Um dos enganos mais comuns a respeito do Bolsa Família é acreditar que se trata de uma simples ação de transferência de renda. Seu sucesso não está apenas no recurso repassado todo mês para complementar a renda das famílias mais pobres, mas, principalmente, na rede de apoio que se criou em torno do programa e uniu governos federal, estaduais e municipais no combate às causas da miséria.
Por isso, ao acabar com o Bolsa Família e criar o Auxílio Brasil, Jair Bolsonaro faz muito mais do que simplesmente trocar um nome. Ele ataca toda a rede de proteção social do país, alerta o secretário de Justiça, Direitos Humanos e Desenvolvimento Social da Bahia, Carlos Martins, hoje uma das pessoas mais empenhadas na defesa do programa de combate à pobreza mais elogiado e copiado no mundo.
Martins explica que governadores e prefeitos estão muito preocupados com a substituição do Bolsa Família pelo Auxílio Brasil. Além de não ter definido os critérios que vão reger o novo programa nem ter garantido a fonte de financiamento, o governo Bolsonaro dá indicações de que pretende copiar o método adotado no pagamento do auxílio emergencial, que estabeleceu a relação direta entre a Caixa Econômica e o beneficiário, excluindo os governos municipais e estaduais do processo. E é aí que mora o perigo.
Para combater as raízes da pobreza, o Bolsa Família estabeleceu condicionalidades, como a manutenção das crianças na escola e da vacinação em dia. Com educação e saúde garantidas, as crianças têm mais chances de obter no futuro empregos melhores que os pais, quebrando, assim, o ciclo de pobreza que passa de geração em geração. E, para se certificar que as famílias fossem acompanhadas, fortaleceu-se o Sistema Único de Assistência Social (Suas), gerido na ponta por governadores e prefeitos.
“O Auxílio Brasil, após a experiência com o auxílio emergencial, pretende manter uma relação direta do beneficiário com a Caixa Econômica Federal, através de um aplicativo. Isso significa dizer que todo o Sistema Único da Assistência Social (Suas) vai ser desestruturado. Hoje, o Suas tem o controle do Cadastro Único (CadÚnico), pelo qual se analisam e se acompanham todas as condicionalidades e ao mesmo tempo se monitora o cadastro, as fraudes”, afirma Martins. “O contato direto do beneficiário com a Caixa Econômica tira do Suas todas as suas funcionalidades, e desestrutura o sistema na sua relação entre estados, municípios e o governo federal”, completa.
Segundo o secretário, ao estabelecer relação direta entre Caixa e beneficiários, o governo Bolsonaro deixa claro o caráter eleitoreiro do Auxílio Brasil. Em primeiro lugar, porque não se preocupa em acompanhar adequadamente as famílias para que se quebre o ciclo de pobreza. Depois, porque deixa todo o controle do repasse dos recursos e da escolha dos beneficiários nas mãos do governo federal.
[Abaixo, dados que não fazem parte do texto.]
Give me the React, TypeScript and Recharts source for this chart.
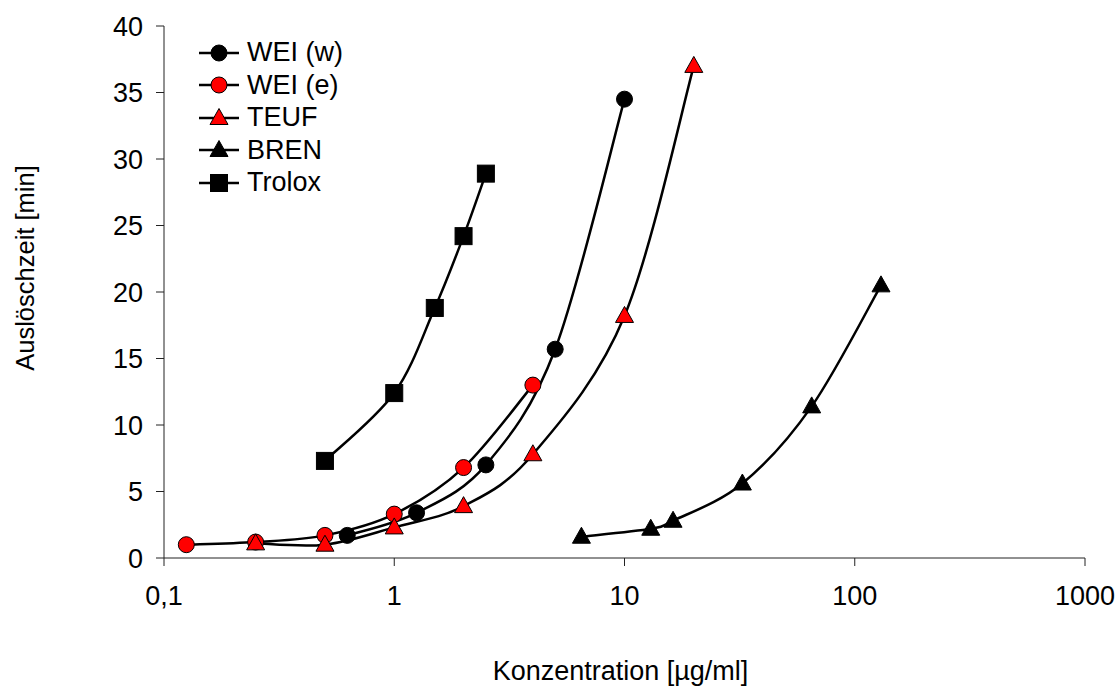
import React from 'react';
import { LineChart, Line, XAxis, YAxis } from 'recharts';

const weiW = [
  { x: 0.625, y: 1.7 },
  { x: 1.25, y: 3.4 },
  { x: 2.5, y: 7.0 },
  { x: 5, y: 15.7 },
  { x: 10, y: 34.5 },
];
const weiE = [
  { x: 0.125, y: 1.0 },
  { x: 0.25, y: 1.2 },
  { x: 0.5, y: 1.7 },
  { x: 1, y: 3.3 },
  { x: 2, y: 6.8 },
  { x: 4, y: 13.0 },
];
const teuf = [
  { x: 0.25, y: 1.1 },
  { x: 0.5, y: 1.0 },
  { x: 1, y: 2.3 },
  { x: 2, y: 3.9 },
  { x: 4, y: 7.8 },
  { x: 10, y: 18.2 },
  { x: 20, y: 37.0 },
];
const bren = [
  { x: 6.5, y: 1.6 },
  { x: 13, y: 2.2 },
  { x: 16.25, y: 2.8 },
  { x: 32.5, y: 5.6 },
  { x: 65, y: 11.4 },
  { x: 130, y: 20.5 },
];
const trolox = [
  { x: 0.5, y: 7.3 },
  { x: 1, y: 12.4 },
  { x: 1.5, y: 18.8 },
  { x: 2, y: 24.2 },
  { x: 2.5, y: 28.9 },
];

const xTicks = [0.1, 1, 10, 100, 1000];
const yTicks = [0, 5, 10, 15, 20, 25, 30, 35, 40];

const FONT = '"Liberation Sans", Arial, sans-serif';
const RED = '#ff0000';

// smoothed line like the spreadsheet one (catmull-rom through the points)
const smoothCurve = (context: any) => {
  let pts: number[][] = [];
  return {
    areaStart() {},
    areaEnd() {},
    lineStart() {
      pts = [];
    },
    point(x: number, y: number) {
      pts.push([+x, +y]);
    },
    lineEnd() {
      const n = pts.length;
      if (!n) return;
      context.moveTo(pts[0][0], pts[0][1]);
      for (let i = 0; i < n - 1; i++) {
        const p0 = pts[i - 1] || pts[i];
        const p1 = pts[i];
        const p2 = pts[i + 1];
        const p3 = pts[i + 2] || p2;
        context.bezierCurveTo(
          p1[0] + (p2[0] - p0[0]) / 6,
          p1[1] + (p2[1] - p0[1]) / 6,
          p2[0] - (p3[0] - p1[0]) / 6,
          p2[1] - (p3[1] - p1[1]) / 6,
          p2[0],
          p2[1]
        );
      }
    },
  };
};

const Marker = ({ shape, fill, cx, cy }: any) => {
  if (shape === 'circle') {
    return <circle cx={cx} cy={cy} r={8} fill={fill} stroke="#000" strokeWidth={1} />;
  }
  if (shape === 'square') {
    return <rect x={cx - 8.5} y={cy - 8.5} width={17} height={17} fill={fill} stroke="#000" strokeWidth={1} />;
  }
  return (
    <polygon
      points={`${cx},${cy - 9.5} ${cx + 9},${cy + 6.5} ${cx - 9},${cy + 6.5}`}
      fill={fill}
      stroke="#000"
      strokeWidth={1}
    />
  );
};

const series = [
  { name: 'WEI (w)', data: weiW, shape: 'circle', fill: '#000' },
  { name: 'WEI (e)', data: weiE, shape: 'circle', fill: RED },
  { name: 'TEUF', data: teuf, shape: 'triangle', fill: RED },
  { name: 'BREN', data: bren, shape: 'triangle', fill: '#000' },
  { name: 'Trolox', data: trolox, shape: 'square', fill: '#000' },
];

const LegendBox = () => (
  <div
    style={{
      position: 'absolute',
      left: 191,
      top: 28.25,
      fontFamily: FONT,
      fontSize: 27,
      lineHeight: 1,
    }}
  >
    {series.map((s) => (
      <div key={s.name} style={{ display: 'flex', alignItems: 'center', height: 32.5 }}>
        <svg width={48} height={32} style={{ display: 'block' }}>
          <line x1={0} y1={16} x2={40} y2={16} stroke="#000" strokeWidth={2.5} />
          <Marker shape={s.shape} fill={s.fill} cx={20} cy={16} />
        </svg>
        <span style={{ color: '#000' }}>{s.name}</span>
      </div>
    ))}
  </div>
);

const fmt = (v: number) => String(v).replace('.', ',');

export default function App() {
  return (
    <div style={{ position: 'relative', width: 1120, height: 689, background: '#fff' }}>
      <style>{'body { margin: 0; }'}</style>
      <div style={{ position: 'absolute', left: 8, top: 8, width: 1112, height: 681 }}>
        <LineChart width={1112} height={681} margin={{ top: 18, right: 35, left: 0, bottom: 0 }}>
          <XAxis
            dataKey="x"
            type="number"
            scale="log"
            domain={[0.1, 1000]}
            ticks={xTicks}
            allowDataOverflow
            tickFormatter={fmt}
            height={131}
            tickSize={8}
            tickMargin={20}
            stroke="#222"
            tick={{ fill: '#000', fontSize: 27, fontFamily: FONT }}
            label={({ viewBox }: any) => (
              <text
                x={viewBox.x + viewBox.width / 2 - 4}
                y={viewBox.y + viewBox.height - 9}
                textAnchor="middle"
                fontSize={27}
                fontFamily={FONT}
                fill="#000"
              >
                Konzentration [µg/ml]
              </text>
            )}
          />
          <YAxis
            type="number"
            domain={[0, 40]}
            ticks={yTicks}
            width={156}
            tickSize={8}
            tickMargin={13}
            stroke="#222"
            tick={{ fill: '#000', fontSize: 27, fontFamily: FONT }}
            label={({ viewBox }: any) => {
              const cx = 17;
              const cy = viewBox.y + viewBox.height / 2 - 24;
              return (
                <text
                  x={cx}
                  y={cy}
                  transform={`rotate(-90 ${cx} ${cy})`}
                  textAnchor="middle"
                  dominantBaseline="central"
                  fontSize={25.5}
                  fontFamily={FONT}
                  fill="#000"
                >
                  Auslöschzeit [min]
                </text>
              );
            }}
          />
          {series.map((s) => (
            <Line
              key={s.name}
              name={s.name}
              data={s.data}
              dataKey="y"
              type={smoothCurve as any}
              stroke="#000"
              strokeWidth={2.5}
              dot={(p: any) => <Marker key={`${s.name}-${p.index}`} shape={s.shape} fill={s.fill} cx={p.cx} cy={p.cy} />}
              activeDot={false}
              isAnimationActive={false}
            />
          ))}
        </LineChart>
        <LegendBox />
      </div>
    </div>
  );
}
“Isso caracteriza a intenção claramente eleitoreira, permitindo a inclusão de pessoas que podem não estar na lista daqueles que mais precisam e até, quem sabe, de cabos eleitorais”, afirma Martins. A desconfiança tem razão de ser, explica o secretário, pois os números sugerem que estados do Sul têm sido privilegiados na concessão do Bolsa Família, em detrimento da Região Nordeste. Tanto é que, recentemente, o governo da Bahia precisou recorrer ao Supremo Tribunal Federal (STF) para garantir o retorno ao programa de 11 mil famílias do estado que haviam sido excluídas entre outubro e março, sem justificativa adequada.
Por fim, Carlos Martins alerta que, com a desestruturação do sistema de assistência social, Bolsonaro joga o Brasil de volta à época em que os mais pobres não eram tratados como cidadãos com direitos, mas como pessoas que precisavam mendigar por ajuda do governo.
“O Suas fez com que se acabasse com a política de assistencialismo, com a caridade, das pessoas mendigando por políticas sociais e se estruturasse um sistema vitorioso, tripartite, que visa não só garantir renda para as pessoas. Todos nós, democratas brasileiros, temos de nos preocupar. O Auxílio Brasil desconhece a existência dos conselhos municipais e estaduais de assistência social, desconhece todo o trabalho dos técnicos e de toda a sociedade civil, que foram fundamentais na consolidação desses programas”, avalia o secretéario, defendendo que o Congresso Nacional derrube a medida provisória que extingue o Bolsa Família e cria o Auxílio Brasil.